Valley prison conference drops startling figures

Alaska Native Justice Center board Member Cathleen McLaughlin starts to tear up as she talks about one of her experiences in prison to participants gathered at the Mat-Su Coalition on Housing
Alaska Native Justice Center board Member Cathleen McLaughlin starts to tear up as she talks about one of her experiences in prison to participants gathered at the Mat-Su Coalition on Housing and Homelessness Community and Corrections Fall Forum Thursday afternoon at the Curtis D. Menard Memorial Sports Center in Wasilla. McLaughlin served 15 months in prison. ROBERT DeBERRY/Frontiersman.com

WASILLA — Of all the figures tossed about at the Community and Corrections forum Thursday, one stands out: The Mat-Su Borough houses 38 percent of Alaska’s prisoners.

That’s kind of a brand new phenomenon. According to Alaska Department of Corrections Deputy Commissioner Ron Taylor, most of those inmates are at a prison that just came online in the last year, the Goose Creek Correctional Center. When that prison was filled with inmates, its 1,299 prisoners nearly tripled the Valley’s incarcerated population.

Bill Aube with the Mat-Su Coalition on Housing and Homelessness said that a survey of the inmate population of Goose Creek indicates that 30 percent of those prisoners are likely to move their families here to be closer to them. Doing a rough estimate and assuming inmates have 2.4 children on average, Aube said that means a potential 1,200 new children who will need education.

And that’s not counting staff. Of the 360 staff the prison intends to hire, 310 are already on the job, said Goose Creek Assistant Superintendent for Operations John Conant. So far, the majority of them are settling in the Knik-Goose Bay Road and Wasilla areas.

The inmates are all behind bars, but they won’t always be. According to Taylor, 1,418 were released from Valley facilities last year.

He said the statistics are sobering. Ninety-five percent of prisoners will be released, and within a year 48 percent will be back in jail. Within three years, 66 percent will have re-offended. Those recidivism stats came out years ago. Since then, the department has worked to reduce them.
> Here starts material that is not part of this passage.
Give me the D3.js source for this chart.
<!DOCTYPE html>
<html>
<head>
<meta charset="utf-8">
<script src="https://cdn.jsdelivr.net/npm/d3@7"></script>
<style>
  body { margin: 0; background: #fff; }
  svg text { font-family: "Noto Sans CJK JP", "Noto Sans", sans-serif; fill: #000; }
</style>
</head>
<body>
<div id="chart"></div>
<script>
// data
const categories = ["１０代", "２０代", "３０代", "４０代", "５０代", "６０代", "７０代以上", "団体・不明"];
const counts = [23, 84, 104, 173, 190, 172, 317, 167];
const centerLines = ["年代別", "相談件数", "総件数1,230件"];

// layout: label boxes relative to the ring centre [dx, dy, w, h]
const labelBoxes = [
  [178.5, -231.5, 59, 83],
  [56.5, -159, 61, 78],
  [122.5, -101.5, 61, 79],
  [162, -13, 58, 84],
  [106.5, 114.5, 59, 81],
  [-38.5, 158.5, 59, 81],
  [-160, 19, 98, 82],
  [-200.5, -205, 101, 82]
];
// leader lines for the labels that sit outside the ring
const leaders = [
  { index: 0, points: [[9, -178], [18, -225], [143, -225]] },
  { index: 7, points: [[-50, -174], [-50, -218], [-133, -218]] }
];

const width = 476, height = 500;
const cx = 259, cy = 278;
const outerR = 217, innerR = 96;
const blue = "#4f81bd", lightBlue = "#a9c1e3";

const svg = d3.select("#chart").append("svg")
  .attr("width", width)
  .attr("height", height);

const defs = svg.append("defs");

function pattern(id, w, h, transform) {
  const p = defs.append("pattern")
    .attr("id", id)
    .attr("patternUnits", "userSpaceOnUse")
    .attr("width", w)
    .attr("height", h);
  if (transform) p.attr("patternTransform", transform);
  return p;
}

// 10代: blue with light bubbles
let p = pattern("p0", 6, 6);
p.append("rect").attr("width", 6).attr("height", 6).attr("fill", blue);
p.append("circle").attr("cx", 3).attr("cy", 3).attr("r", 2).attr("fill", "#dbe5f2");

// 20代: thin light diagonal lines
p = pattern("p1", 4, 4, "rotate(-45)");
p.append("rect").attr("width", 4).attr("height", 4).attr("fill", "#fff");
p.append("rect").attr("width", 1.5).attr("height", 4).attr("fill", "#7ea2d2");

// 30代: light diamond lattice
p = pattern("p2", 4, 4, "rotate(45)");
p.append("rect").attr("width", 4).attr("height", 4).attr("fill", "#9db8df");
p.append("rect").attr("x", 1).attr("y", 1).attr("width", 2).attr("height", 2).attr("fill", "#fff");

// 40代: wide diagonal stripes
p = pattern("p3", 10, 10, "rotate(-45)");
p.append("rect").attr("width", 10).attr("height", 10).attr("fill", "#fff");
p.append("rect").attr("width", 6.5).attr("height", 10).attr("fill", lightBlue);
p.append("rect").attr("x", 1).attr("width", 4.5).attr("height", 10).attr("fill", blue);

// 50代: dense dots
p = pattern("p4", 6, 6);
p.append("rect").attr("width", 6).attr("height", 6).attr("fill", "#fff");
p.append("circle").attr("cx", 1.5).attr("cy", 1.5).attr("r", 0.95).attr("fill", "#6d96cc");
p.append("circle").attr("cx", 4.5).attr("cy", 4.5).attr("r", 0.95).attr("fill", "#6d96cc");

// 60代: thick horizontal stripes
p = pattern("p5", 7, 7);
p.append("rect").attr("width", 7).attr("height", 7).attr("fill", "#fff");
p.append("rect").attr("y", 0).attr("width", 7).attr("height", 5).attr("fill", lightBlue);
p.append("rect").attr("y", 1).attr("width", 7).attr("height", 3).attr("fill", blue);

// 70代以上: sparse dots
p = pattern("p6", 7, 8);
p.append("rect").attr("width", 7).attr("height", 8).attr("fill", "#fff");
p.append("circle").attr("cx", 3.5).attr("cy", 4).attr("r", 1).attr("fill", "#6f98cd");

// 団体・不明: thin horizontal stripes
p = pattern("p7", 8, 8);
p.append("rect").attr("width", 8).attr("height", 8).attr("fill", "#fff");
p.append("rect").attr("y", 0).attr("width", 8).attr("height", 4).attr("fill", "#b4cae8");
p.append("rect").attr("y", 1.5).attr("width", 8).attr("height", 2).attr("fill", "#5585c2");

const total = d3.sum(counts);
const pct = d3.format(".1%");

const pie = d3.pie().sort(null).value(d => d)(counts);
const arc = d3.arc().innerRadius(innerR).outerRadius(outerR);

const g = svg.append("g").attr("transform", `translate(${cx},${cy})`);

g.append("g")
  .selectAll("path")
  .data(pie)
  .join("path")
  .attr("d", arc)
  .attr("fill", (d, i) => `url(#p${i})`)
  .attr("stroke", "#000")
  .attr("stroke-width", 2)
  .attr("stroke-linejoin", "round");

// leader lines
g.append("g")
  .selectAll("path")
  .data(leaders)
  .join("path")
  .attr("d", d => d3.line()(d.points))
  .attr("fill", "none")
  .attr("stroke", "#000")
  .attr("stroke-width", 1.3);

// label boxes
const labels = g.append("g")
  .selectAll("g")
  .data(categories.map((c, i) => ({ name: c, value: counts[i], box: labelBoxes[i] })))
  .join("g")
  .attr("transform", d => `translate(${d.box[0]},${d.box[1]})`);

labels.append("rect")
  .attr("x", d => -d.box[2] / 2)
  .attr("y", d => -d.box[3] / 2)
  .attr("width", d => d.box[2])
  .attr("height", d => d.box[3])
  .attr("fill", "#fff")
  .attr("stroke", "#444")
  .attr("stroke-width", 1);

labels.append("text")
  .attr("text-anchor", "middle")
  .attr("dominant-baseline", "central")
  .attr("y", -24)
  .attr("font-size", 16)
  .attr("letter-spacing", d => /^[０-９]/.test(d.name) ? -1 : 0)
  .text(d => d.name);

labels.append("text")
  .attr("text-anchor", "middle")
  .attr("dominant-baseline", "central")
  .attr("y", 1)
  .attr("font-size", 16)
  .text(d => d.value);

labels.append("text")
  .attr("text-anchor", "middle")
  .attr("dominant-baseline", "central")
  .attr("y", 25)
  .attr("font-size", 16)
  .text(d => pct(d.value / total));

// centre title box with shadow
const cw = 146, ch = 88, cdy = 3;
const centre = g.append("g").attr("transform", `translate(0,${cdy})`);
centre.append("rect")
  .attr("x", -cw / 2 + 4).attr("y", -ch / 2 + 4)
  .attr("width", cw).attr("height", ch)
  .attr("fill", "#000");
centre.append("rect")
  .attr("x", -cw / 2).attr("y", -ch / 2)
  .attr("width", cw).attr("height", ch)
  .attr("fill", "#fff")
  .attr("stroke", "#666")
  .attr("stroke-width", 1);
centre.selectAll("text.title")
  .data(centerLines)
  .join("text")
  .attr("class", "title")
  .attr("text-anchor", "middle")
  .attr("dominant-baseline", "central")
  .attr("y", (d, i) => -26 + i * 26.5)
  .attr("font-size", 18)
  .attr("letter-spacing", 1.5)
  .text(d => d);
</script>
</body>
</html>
“Obviously, we’re dong something wrong and we need to look at that,” Taylor said of the sentiment in the department.

He said the focus has changed at corrections toward rehabilitation. They’ve rebuilt the programs offered to inmates and changed probation and parole programs to focus on successful reintegration.

“That’s a huge change because as a corrections institution, we’ve always been focused on failure,” he said.

Over the recent decades, the prison population in Alaska has undergone a couple of major shifts, Taylor said. First, the population is getting older, which is to be expected as baby boomers age. But that change means more health care costs.

Second, the prison population has shifted to where the majority of people are incarcerated for non-violent crimes, mostly drug-related offenses. To address that trend, the system has put resources toward drug treatment, opening up 240 residential treatment beds where before there were 60 and working with more and more offenders on an out-patient basis.

Taylor said the proof of its efficacy is in the numbers. Offenders who complete a DOC program are 14 percent less likely to reoffend.

“Which is, for us, incredible,” he said.

But recidivism isn’t just a problem that the prison system can tackle on its own, he said. A recent survey of state and federal laws found 1,600 barriers to felons re-entering society. There are restrictions on where they can live and for whom they can work.

“They’ve got these barriers before they even walk out the door and then you’re wondering why they’re coming back?” Taylor asked.